My husband and I are looking to start a small flock with the primary goal of using them to rotationally graze a large field to help bring it back to health.  The grasses are a good mix, but it hasn't been grazed or hayed in over 50 years...just mowed back.

At any rate, we're looking forward to improving the field with a few grazers, and maybe have some wool besides...we were thinking Shetlands, but I'm curious about your thoughts?

Thanks for the help!
-Christian


----------



## Beekissed (Oct 7, 2009)

Good goal!  That is why I got sheep for my smallholding.  I didn't want the wool, however, so I went with hair sheep.  I would venture to say that any wool breed would suffice, but I'm sure there are folks who can tell you more about this than I.

Good luck!  Hey, if you can, maybe you can do a before pic of your fields and then later on, an after?  Just to document the effectiveness of it?  It sure would be a great learning tool for others!


----------



## 6 sheep & a llama (Oct 11, 2009)

My suggestion is to do some research because some breeds are heartier than others.  Old breeds are good.  Also if you are not really interested in the wool shearing is a lot of extra work when you can get hair sheep.  BUT I have a small fleece flock and I am loving watching their fleece grow.  I have 4 Cotswold (2white and 2black) long wool little coarser and 2 Finn for softer fleece.  Good luck.


----------



## no nonsense (Oct 28, 2009)

chmcdonald said:
			
		

> Hi all!
> 
> My husband and I are looking to start a small flock with the primary goal of using them to rotationally graze a large field to help bring it back to health.  The grasses are a good mix, but it hasn't been grazed or hayed in over 50 years...just mowed back.
> 
> ...


Good for you. Sheep are responsible for the the current look of the landscape in Ireland today, and it was similar in New England prior to the Civil War.

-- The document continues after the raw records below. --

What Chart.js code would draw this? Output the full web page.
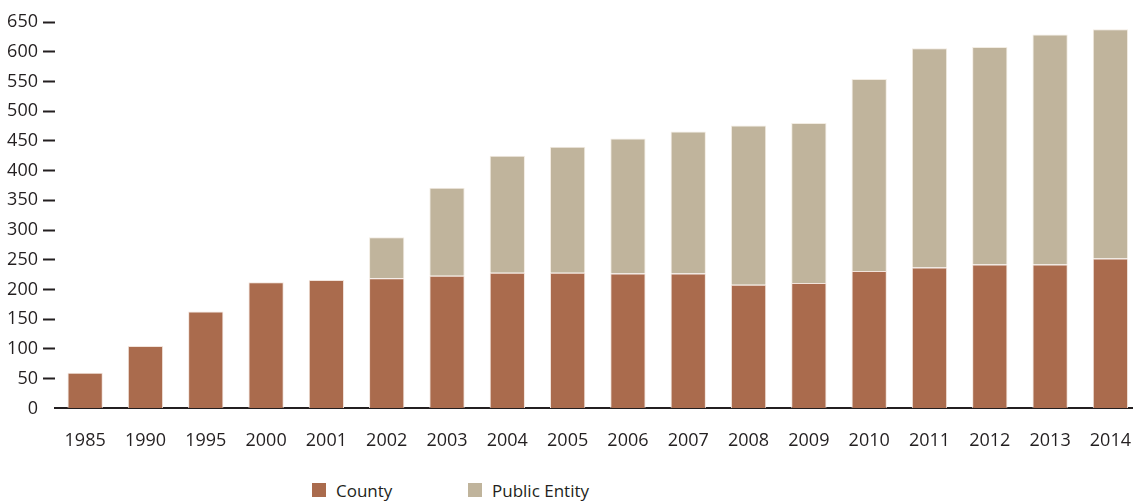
<!DOCTYPE html>
<html>
<head>
<meta charset="utf-8">
<script src="https://cdn.jsdelivr.net/npm/chart.js@4.4.1/dist/chart.umd.min.js"></script>
<style>
  html, body { margin: 0; padding: 0; background: #ffffff; overflow: hidden; width: 1133px; height: 502px; }
  #wrap { position: absolute; left: 0; top: 0; width: 1160px; height: 474px; }
  #legend { position: absolute; top: 478px; left: 0; width: 1133px; height: 24px; font-family: "Open Sans", sans-serif; font-size: 17px; color: #231f20; }
  .item { position: absolute; top: 0; display: flex; align-items: center; height: 24px; }
  .box { width: 14px; height: 14px; margin-right: 10px; }
</style>
</head>
<body>
<div id="wrap"><canvas id="c" width="1153" height="474"></canvas></div>
<div id="legend">
  <div class="item" style="left:312px"><span class="box" style="background:#aa6b4d"></span><span>County</span></div>
  <div class="item" style="left:468px"><span class="box" style="background:#c0b49c"></span><span>Public Entity</span></div>
</div>
<script>
const categories = ["1985","1990","1995","2000","2001","2002","2003","2004","2005","2006","2007","2008","2009","2010","2011","2012","2013","2014"];
const countyValues = [60, 105, 163, 212, 216, 219, 223, 228, 228, 227, 227, 208, 211, 231, 237, 242, 242, 252];
const publicEntityValues = [0, 0, 0, 0, 0, 69, 148, 197, 212, 227, 239, 268, 269, 323, 369, 366, 387, 386];
const yTicks = [0, 50, 100, 150, 200, 250, 300, 350, 400, 450, 500, 550, 600, 650];

const textColor = "#231f20";
const fontFamily = "'Open Sans', sans-serif";

const chart = new Chart(document.getElementById("c"), {
  type: "bar",
  data: {
    labels: categories,
    datasets: [
      { label: "County", data: countyValues, backgroundColor: "#aa6b4d", borderColor: "#f2e4dc", borderWidth: 1, barPercentage: 0.585, categoryPercentage: 1.0 },
      { label: "Public Entity", data: publicEntityValues, backgroundColor: "#c0b49c", borderColor: "#f2ece2", borderWidth: 1, barPercentage: 0.585, categoryPercentage: 1.0 }
    ]
  },
  options: {
    responsive: false,
    animation: false,
    layout: { padding: { top: 22, right: 0, bottom: 0, left: 0 } },
    plugins: { legend: { display: false }, tooltip: { enabled: false } },
    scales: {
      x: {
        stacked: true,
        grid: { display: false, drawTicks: false },
        border: { display: true, color: textColor, width: 2 },
        ticks: { color: textColor, font: { family: fontFamily, size: 18 }, padding: 22, maxRotation: 0, autoSkip: false }
      },
      y: {
        stacked: true,
        min: 0,
        max: 650,
        afterBuildTicks: (axis) => { axis.ticks = yTicks.map(v => ({ value: v })); },
        afterFit: (axis) => { axis.width = 55; },
        grid: {
          drawOnChartArea: false,
          drawTicks: true,
          tickLength: 12,
          tickWidth: 2,
          tickColor: (ctx) => (ctx.tick && ctx.tick.value === 0) ? "rgba(0,0,0,0)" : textColor
        },
        border: { display: false },
        ticks: { color: textColor, font: { family: fontFamily, size: 18 }, padding: 5 }
      }
    }
  }
});
</script>
</body>
</html>
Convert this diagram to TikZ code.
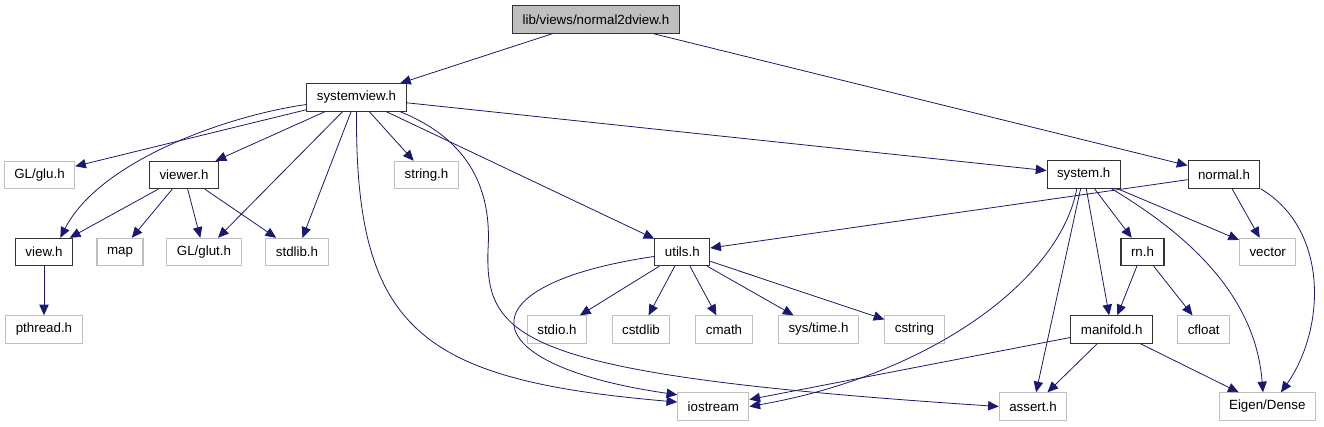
\documentclass[tikz,border=0pt]{standalone}
\usepackage{fontspec}
\setmainfont{Liberation Sans}
\usetikzlibrary{arrows.meta}
\definecolor{edgeblue}{HTML}{191970}
\definecolor{boxgray}{HTML}{BFBFBF}
\begin{document}
\begin{tikzpicture}[x=0.75pt,y=-0.75pt,
    file/.style={draw=black!80, rectangle, minimum height=20.5pt,
        inner xsep=7.5pt, inner ysep=0pt, line width=0.8pt,
        font=\fontsize{10}{12}\selectfont},
    ext/.style={file, draw=boxgray},
    dep/.style={draw=edgeblue, line width=0.6pt,
        -{Triangle[length=8pt,width=7pt]}}]

    \useasboundingbox (0,0) rectangle (1324,427);

    % top file
    \node[file, fill=boxgray] (root) at (596,19.5) {lib/views/normal2dview.h};

    % first level
    \node[file] (systemview) at (356.5,97.5) {systemview.h};
    \node[file] (system) at (1083.7,174.5) {system.h};
    \node[file] (normal) at (1224,174.5) {normal.h};

    % second row
    \node[ext] (glu) at (39.5,175) {GL/glu.h};
    \node[file] (viewer) at (184,175) {viewer.h};
    \node[ext] (string) at (426.5,175) {string.h};

    % third row
    \node[file] (view) at (44,252) {view.h};
    \node[ext] (map) at (120,252) {map};
    \node[ext] (glut) at (204,252) {GL/glut.h};
    \node[ext] (stdlib) at (297,252) {stdlib.h};
    \node[file] (utils) at (682.3,252) {utils.h};
    \node[file] (rn) at (1142.5,252) {rn.h};
    \node[ext] (vector) at (1267.7,252) {vector};

    % fourth row
    \node[ext] (pthread) at (44,329.5) {pthread.h};
    \node[ext] (stdio) at (557,329.5) {stdio.h};
    \node[ext] (cstdlib) at (641,329.5) {cstdlib};
    \node[ext] (cmath) at (724,329.5) {cmath};
    \node[ext] (systime) at (818.5,329.5) {sys/time.h};
    \node[ext] (cstring) at (914.5,329.5) {cstring};
    \node[file] (manifold) at (1111.7,329.5) {manifold.h};
    \node[ext] (cfloat) at (1203.7,329.5) {cfloat};

    % bottom row
    \node[ext] (iostream) at (713.3,406.5) {iostream};
    \node[ext] (assert) at (1033,406.5) {assert.h};
    \node[ext] (eigen) at (1267.3,406.5) {Eigen/Dense};

    % includes of the top file
    \draw[dep] (root) -- (systemview);
    \draw[dep] (root) -- (normal);

    % systemview.h
    \draw[dep] (systemview) -- (glu);
    \draw[dep] (systemview) -- (viewer);
    \draw[dep] (systemview) -- (string);
    \draw[dep] (systemview) -- (glut);
    \draw[dep] (systemview) -- (stdlib);
    \draw[dep] (systemview) -- (utils);
    \draw[dep] (systemview) -- (system);
    \draw[dep] (systemview.188) .. controls (230,115) and (100,160) .. (view.41);
    \draw[dep] (systemview.south) .. controls (355,330) and (420,380) .. (iostream.173);
    \draw[dep] (systemview.342) .. controls (470,140) and (492,190) .. (488,250)
        .. controls (485,340) and (520,375) .. (assert.west);

    % viewer.h and view.h
    \draw[dep] (viewer) -- (view);
    \draw[dep] (viewer) -- (map);
    \draw[dep] (viewer) -- (glut);
    \draw[dep] (viewer) -- (stdlib);
    \draw[dep] (view) -- (pthread);

    % utils.h
    \draw[dep] (utils) -- (stdio);
    \draw[dep] (utils) -- (cstdlib);
    \draw[dep] (utils) -- (cmath);
    \draw[dep] (utils) -- (systime);
    \draw[dep] (utils) -- (cstring);
    \draw[dep] (utils.189) .. controls (460,285) and (470,365) .. (iostream.162);

    % system.h
    \draw[dep] (system) -- (assert);
    \draw[dep] (system) -- (manifold);
    \draw[dep] (system) -- (rn);
    \draw[dep] (system) -- (vector);
    \draw[dep] (system.244) .. controls (1060,280) and (930,375) .. (iostream.east);
    \draw[dep] (system.333) .. controls (1180,230) and (1255,290) .. (eigen.107);

    % normal.h
    \draw[dep] (normal) -- (utils);
    \draw[dep] (normal) -- (vector);
    \draw[dep] (normal.south east) .. controls (1330,230) and (1325,330) .. (eigen.46);

    % rn.h and manifold.h
    \draw[dep] (rn) -- (manifold);
    \draw[dep] (rn) -- (cfloat);
    \draw[dep] (manifold) -- (iostream);
    \draw[dep] (manifold) -- (assert);
    \draw[dep] (manifold) -- (eigen);
\end{tikzpicture}
\end{document}
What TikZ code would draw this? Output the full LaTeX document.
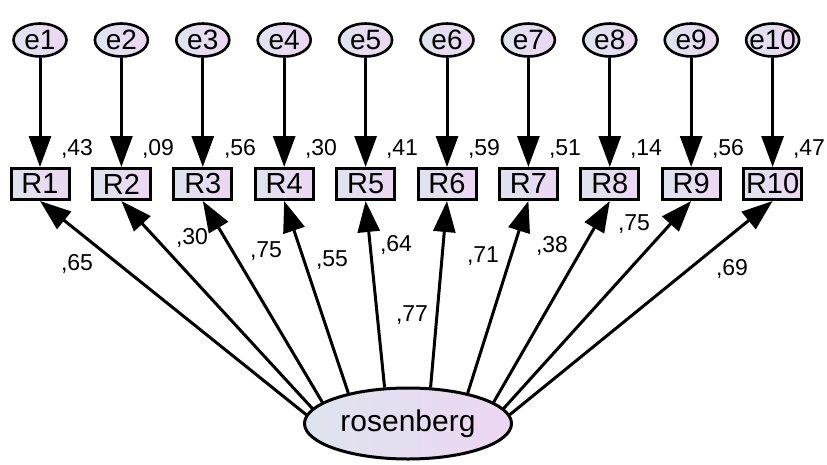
\documentclass[tikz,border=0pt]{standalone}
\usepackage{fontspec}
\setmainfont{Liberation Sans}
\usetikzlibrary{arrows.meta,shapes.geometric}
\definecolor{gl}{RGB}{222,228,238}
\definecolor{gr}{RGB}{237,214,243}
\begin{document}
\begin{tikzpicture}[x=1pt,y=-1pt,
  errnode/.style={ellipse, draw, line width=2.6pt, left color=gl, right color=gr,
    minimum width=53pt, minimum height=33pt, inner sep=0pt},
  errtext/.style={font=\fontsize{28}{28}\selectfont},
  obsnode/.style={rectangle, draw, line width=3pt, left color=gl, right color=gr,
    minimum width=58pt, minimum height=31pt, inner sep=0pt,
    font=\fontsize{29}{29}\selectfont},
  latnode/.style={ellipse, draw, line width=3pt, left color=gl, right color=gr,
    minimum width=207pt, minimum height=71pt, inner sep=0pt,
    font=\fontsize{30}{30}\selectfont},
  val/.style={font=\fontsize{23}{23}\selectfont, inner sep=0pt},
  arr/.style={line width=3pt, -{Triangle[length=31pt,width=22pt]}}
]
\useasboundingbox (0,0) rectangle (827,464);
% error terms and observed variables
\foreach \i in {1,...,10} {
  \pgfmathsetmacro{\xx}{40+81.4*(\i-1)}
  \node[errnode, label={[errtext]center:e\i}] (e\i) at (\xx,40) {};
  \node[obsnode] (R\i) at (\xx,184) {R\i};
  \draw[arr] (e\i) -- (R\i);
}
% squared multiple correlations
\node[val] (v1)  at (77,149)  {,43};
\node[val] (v2)  at (158,149) {,09};
\node[val] (v3)  at (240,149) {,56};
\node[val] (v4)  at (321,149) {,30};
\node[val] (v5)  at (402,149) {,41};
\node[val] (v6)  at (484,149) {,59};
\node[val] (v7)  at (565,149) {,51};
\node[val] (v8)  at (646,149) {,14};
\node[val] (v9)  at (728,149) {,56};
\node[val] (v10) at (809,149) {,47};
% latent variable
\node[latnode] (ros) at (408,423.5) {rosenberg};
\draw[arr] (ros.175) -- (R1.south);
\draw[arr] (ros.171) -- (R2.south);
\draw[arr] (ros.166) -- (R3.south);
\draw[arr] (ros.153) -- (R4.south);
\draw[arr] (ros.123) -- (R5.south);
\draw[arr] (ros.58)  -- (R6.south);
\draw[arr] (ros.27)  -- (R7.south);
\draw[arr] (ros.14)  -- (R8.south);
\draw[arr] (ros.9)   -- (R9.south);
\draw[arr] (ros.5)   -- (R10.south);
% loadings
\node[val] (l1)  at (77,264)  {,65};
\node[val] (l2)  at (192,238) {,30};
\node[val] (l3)  at (266,251) {,75};
\node[val] (l4)  at (332,260) {,55};
\node[val] (l5)  at (396,245) {,64};
\node[val] (l6)  at (483,256) {,71};
\node[val] (l7)  at (552,246) {,38};
\node[val] (l8)  at (634,224) {,75};
\node[val] (l9)  at (732,269) {,69};
\node[val] (l10) at (412,315) {,77};
\end{tikzpicture}
\end{document}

There are lots of other breeds with better quality of fleece, but if you only want a little wool for crafting, etc, Shetlands or any of the other unimproved breeds such as Icelandics will do fine. For beauty alone, it's hard to beat a nice flock of Jacobs on pasture, with similar fleece quality. Since you aren't planning any type of planned breeding program for one specific trait other than grazing, think about a mixed flock of several different breeds, to get the best of all worlds. If it were me, I'd include at least one meat breed ewe, and put her lamb in the freezer every year.


----------